Some of the wine TWE is considering reallocating had already arrived at a port in Shanghai, according to CEO Tim Ford. “We will reassess [what to do with] that product,” he said on an analyst call Monday.
“We are extremely disappointed to find our business, our partners’ businesses and the Australian wine industry in this position,” Ford added. “Our attention’s very clearly on building our business outside of China over the next period of time.”
The plan wasn’t enough to reassure investors. TWE shares closed down 6.9% in Sydney on Monday, following an 11.3% drop on Friday, when the tariffs were announced.

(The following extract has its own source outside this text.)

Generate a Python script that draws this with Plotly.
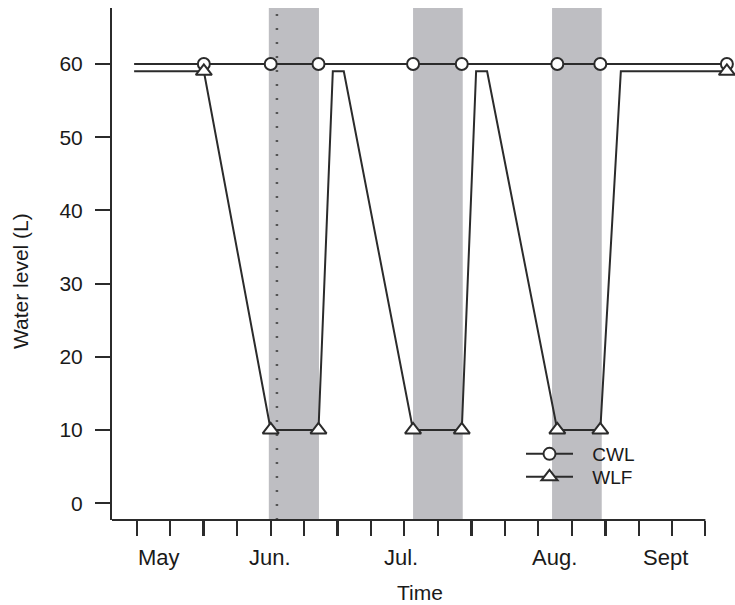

China is by far the biggest importer of Australian wine, according to Wine Australia, a trade organization backed by the country’s government. In the most recent financial year, which ended this September, mainland China alone made up 39% of Australia’s total wine exports by value, the group said.
Going forward, more “Australian winemakers will now be forced to consider alternative markets for export sales,” Australian Grape and Wine said in a statement.
On Monday, Ford called on the Australian government to help businesses find a solution.
“Left unresolved, there will be a significant impact,” he said. “Things may change, and we’ll deal with that as they change, but we’re sort of dealing with the cards that we know at the moment, without a strategy of hope if you like. Because a strategy of hope is not a very smart strategy.”